Tim Go: Yes, Jason, thanks for the question. At the last earnings call we told you that we have now had a couple years under our belt of running these new assets in our portfolio, Puget Sound and the Sinclair assets in particular. And we told you we were going to take a look at what we’ve seen and what we’ve learned from doing that. And that’s what we did when we updated our mid-cycle guidance. We did increase our operating costs because we do see, at least in the near-term, higher than the $6 to $6.50 a barrel target. And we still have long-term, but we just don’t think that’s near term. And so, we raise those op costs to reflect more of what we’re seeing on the West portfolio. But at the same time, we’re actually seeing higher earnings potential out of these assets as well.
And so, that’s why we raised the gross margin per barrel in the mid-cycle estimates as well. We believe and what we’re seeing is that, the gross margin that these assets are bringing in is higher than what we saw. So net-net, the actual impact on our mid-cycle estimate for refining was actually up $250 million to reflect both increased synergies, as well as the increased earnings power that we see from the Puget Sound and from the Sinclair assets that more than offset the higher OpEx.
Jason Gabelman: Okay, got it. To be clear, the increase in the gross margin estimate was not a function of higher Gulf Coast index assumptions. Is that fair?
Tim Go: I think there’s always a mix of all of that Jason, but I think you can think about it as synergies. You can think about it as competitive advantage that we think these assets have in those markets that are out there.
Theresa Chen: Okay, great, thanks. And then my final question is just a couple of clarifications I was hoping you can provide with the 1Q results. I’ll just fire off a few of them. Was there any FIFO impact in the lubricants business? Was there any working capital impact on cash flow? And then can you remind us how much Syncrude you run through your system and if that’s in the West region or the Mid-Con region? Thanks.
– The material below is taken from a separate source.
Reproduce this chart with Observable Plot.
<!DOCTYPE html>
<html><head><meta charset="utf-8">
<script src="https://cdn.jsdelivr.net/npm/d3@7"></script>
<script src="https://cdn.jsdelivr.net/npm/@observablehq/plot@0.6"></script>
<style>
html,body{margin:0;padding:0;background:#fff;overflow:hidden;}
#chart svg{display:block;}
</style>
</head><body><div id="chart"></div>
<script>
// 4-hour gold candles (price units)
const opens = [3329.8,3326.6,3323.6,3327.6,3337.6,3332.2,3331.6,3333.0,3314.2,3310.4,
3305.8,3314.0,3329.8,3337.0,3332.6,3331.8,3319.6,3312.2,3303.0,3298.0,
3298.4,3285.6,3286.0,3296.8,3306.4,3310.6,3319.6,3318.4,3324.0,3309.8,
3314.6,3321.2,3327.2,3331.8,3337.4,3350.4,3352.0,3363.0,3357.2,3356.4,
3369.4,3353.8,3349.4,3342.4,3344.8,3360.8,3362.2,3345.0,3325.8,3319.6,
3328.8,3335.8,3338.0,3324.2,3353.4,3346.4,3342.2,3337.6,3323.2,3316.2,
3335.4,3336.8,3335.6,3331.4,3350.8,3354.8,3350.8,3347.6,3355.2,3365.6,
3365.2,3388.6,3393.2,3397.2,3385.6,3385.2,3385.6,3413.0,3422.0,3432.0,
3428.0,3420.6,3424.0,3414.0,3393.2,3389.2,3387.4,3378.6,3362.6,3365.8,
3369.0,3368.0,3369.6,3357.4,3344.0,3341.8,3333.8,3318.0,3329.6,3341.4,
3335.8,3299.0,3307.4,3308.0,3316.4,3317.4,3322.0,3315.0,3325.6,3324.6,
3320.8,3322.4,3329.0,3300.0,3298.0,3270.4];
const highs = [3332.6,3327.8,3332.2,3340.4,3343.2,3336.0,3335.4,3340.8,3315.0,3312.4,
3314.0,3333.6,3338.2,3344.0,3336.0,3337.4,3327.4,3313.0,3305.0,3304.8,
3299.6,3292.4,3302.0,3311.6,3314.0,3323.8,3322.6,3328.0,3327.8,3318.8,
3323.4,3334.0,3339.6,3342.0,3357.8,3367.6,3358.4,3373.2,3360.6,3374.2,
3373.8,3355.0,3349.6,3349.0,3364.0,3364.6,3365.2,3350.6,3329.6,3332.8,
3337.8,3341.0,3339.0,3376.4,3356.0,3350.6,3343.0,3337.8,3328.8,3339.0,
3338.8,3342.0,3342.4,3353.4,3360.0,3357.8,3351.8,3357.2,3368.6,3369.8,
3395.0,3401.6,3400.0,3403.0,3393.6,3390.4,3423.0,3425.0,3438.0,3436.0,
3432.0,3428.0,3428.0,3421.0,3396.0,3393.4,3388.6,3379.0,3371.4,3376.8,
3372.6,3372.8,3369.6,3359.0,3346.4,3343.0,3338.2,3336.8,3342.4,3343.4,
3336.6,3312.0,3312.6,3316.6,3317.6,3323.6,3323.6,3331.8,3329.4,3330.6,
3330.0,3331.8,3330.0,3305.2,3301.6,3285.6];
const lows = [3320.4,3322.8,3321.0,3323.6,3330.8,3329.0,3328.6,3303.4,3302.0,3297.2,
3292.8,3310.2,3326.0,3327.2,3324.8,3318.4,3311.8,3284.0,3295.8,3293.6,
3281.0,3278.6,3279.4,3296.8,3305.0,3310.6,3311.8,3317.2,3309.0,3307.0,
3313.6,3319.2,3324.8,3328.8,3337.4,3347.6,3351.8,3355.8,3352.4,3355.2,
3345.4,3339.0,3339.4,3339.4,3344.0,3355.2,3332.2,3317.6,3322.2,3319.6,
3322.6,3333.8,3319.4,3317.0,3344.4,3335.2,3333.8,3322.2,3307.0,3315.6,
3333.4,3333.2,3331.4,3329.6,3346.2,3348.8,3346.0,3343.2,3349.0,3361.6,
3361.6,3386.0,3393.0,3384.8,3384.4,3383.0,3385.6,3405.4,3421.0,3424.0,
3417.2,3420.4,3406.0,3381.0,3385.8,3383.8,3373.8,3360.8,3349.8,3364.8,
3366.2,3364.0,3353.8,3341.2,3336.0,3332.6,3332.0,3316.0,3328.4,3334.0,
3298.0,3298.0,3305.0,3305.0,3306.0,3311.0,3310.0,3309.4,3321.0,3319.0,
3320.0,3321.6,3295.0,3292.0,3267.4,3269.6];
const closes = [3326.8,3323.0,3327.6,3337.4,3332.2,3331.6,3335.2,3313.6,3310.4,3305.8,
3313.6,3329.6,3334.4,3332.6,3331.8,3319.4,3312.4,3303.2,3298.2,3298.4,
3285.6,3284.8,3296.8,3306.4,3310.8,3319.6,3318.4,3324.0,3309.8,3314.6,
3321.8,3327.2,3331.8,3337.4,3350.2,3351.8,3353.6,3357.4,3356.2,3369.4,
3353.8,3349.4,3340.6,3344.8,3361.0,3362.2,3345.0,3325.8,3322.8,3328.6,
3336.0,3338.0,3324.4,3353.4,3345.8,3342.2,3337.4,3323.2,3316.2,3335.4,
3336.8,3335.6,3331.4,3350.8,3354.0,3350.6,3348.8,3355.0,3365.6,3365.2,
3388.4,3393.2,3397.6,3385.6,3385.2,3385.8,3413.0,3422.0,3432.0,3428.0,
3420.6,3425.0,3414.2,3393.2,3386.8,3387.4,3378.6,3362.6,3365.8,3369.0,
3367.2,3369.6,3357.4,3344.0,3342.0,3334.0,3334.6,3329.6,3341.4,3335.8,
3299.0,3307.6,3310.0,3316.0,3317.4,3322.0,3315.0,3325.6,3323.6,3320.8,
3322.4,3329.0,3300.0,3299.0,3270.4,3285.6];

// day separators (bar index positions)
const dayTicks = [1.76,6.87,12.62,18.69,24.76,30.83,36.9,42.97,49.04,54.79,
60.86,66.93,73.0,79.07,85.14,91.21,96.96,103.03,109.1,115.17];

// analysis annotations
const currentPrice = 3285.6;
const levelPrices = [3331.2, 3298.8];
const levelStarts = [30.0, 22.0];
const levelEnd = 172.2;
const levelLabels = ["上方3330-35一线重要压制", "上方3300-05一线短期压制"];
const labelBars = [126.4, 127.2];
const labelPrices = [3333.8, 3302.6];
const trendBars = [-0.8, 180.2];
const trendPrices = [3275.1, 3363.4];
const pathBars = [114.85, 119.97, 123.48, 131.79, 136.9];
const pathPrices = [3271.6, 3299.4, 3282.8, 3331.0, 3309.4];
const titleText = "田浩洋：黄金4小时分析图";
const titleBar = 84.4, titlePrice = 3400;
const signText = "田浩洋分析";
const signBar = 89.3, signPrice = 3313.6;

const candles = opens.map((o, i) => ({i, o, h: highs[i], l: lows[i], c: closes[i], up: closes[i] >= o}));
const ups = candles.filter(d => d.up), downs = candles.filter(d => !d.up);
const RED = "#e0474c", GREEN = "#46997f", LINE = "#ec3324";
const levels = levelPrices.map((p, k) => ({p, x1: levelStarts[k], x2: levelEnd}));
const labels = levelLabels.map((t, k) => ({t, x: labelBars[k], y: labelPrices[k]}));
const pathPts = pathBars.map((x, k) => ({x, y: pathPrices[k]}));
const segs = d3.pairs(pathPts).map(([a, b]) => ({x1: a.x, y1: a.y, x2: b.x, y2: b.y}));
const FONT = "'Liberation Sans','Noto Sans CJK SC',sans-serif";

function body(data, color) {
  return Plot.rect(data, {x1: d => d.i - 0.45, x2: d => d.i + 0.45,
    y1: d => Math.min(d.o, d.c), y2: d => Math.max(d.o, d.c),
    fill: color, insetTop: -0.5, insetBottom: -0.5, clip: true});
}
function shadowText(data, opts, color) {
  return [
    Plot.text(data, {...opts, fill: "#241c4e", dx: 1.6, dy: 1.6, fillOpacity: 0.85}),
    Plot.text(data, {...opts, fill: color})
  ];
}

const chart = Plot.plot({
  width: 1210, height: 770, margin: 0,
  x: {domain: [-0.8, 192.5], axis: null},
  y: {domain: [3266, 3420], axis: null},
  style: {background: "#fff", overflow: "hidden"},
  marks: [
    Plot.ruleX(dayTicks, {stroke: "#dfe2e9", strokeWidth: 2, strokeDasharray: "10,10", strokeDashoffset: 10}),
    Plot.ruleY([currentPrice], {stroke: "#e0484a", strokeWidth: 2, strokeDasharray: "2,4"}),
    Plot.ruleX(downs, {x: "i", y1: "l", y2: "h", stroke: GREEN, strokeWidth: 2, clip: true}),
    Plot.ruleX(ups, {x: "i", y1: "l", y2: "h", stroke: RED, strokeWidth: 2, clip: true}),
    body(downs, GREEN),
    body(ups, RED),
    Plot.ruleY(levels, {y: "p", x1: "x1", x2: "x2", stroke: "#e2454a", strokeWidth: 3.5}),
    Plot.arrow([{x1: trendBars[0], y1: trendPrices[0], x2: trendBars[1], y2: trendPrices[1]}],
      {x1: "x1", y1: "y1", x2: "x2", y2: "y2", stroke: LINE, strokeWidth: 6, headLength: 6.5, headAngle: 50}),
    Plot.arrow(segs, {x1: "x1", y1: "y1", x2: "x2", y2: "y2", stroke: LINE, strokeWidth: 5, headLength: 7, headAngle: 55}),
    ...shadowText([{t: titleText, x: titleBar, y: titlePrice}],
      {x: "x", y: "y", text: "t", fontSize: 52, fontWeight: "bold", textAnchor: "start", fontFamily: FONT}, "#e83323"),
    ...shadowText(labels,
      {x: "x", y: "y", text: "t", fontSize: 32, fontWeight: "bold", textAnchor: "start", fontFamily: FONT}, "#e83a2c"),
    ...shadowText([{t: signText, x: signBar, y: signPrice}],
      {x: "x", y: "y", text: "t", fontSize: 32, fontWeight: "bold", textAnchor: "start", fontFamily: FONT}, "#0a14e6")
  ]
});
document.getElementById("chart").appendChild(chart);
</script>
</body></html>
Atanas Atanasov: Good morning. This is Atanas. I’ll take the first two. With respect to the FIFO impact on lubricants, it was minimal. It was just a little over $1 million, so practically none for this quarter. And with respect to overall working capital impact on cash flow, we saw a tailwind of approximately $70 million with respect to working capital this quarter. Which makes sense because prices rose in Q1 and generally that’s conducive to working capital.
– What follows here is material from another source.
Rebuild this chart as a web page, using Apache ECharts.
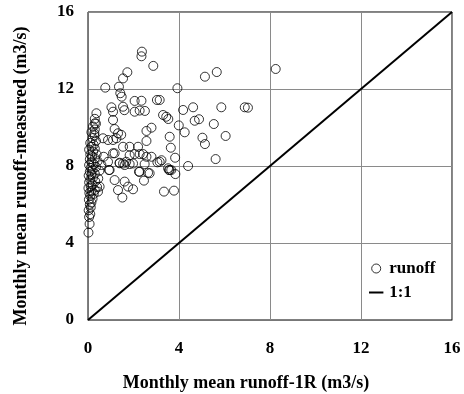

Tim Go: Yes, I’ll answer on this end. So not given a specific number, but it was significantly discounted early in the quarter. And as we mentioned, we looked to optimize our crude slate flexibility, and we ran a significant amount, both at Puget, El Dorado, and Parco. And it was a record for our runs for the core.
Jason Gabelman: Okay, thanks.
Operator: There are no further questions at this time. I will turn the call back over to Tim for any closing remarks.
Tim Go: Thank you, Kathleen. Before we close, I wanted to welcome our new board member, Jeanne Johns, who was appointed in February. Jeanne is an accomplished business leader and brings strong executive and industry experience and expertise to us, and we are proud to have her on our board. I know we covered a lot of ground this morning, including our bullish outlook for second quarter. But going forward, I want to remind you that our priorities remain the same. We are focused on executing our plan by: one, improving our reliability; two, integrating and optimizing our new portfolio of assets; and three, returning excess cash to our shareholders. Thank you for joining our call, and have a great day.
Operator: This concludes today’s conference. Please disconnect your line at this time and have a wonderful day.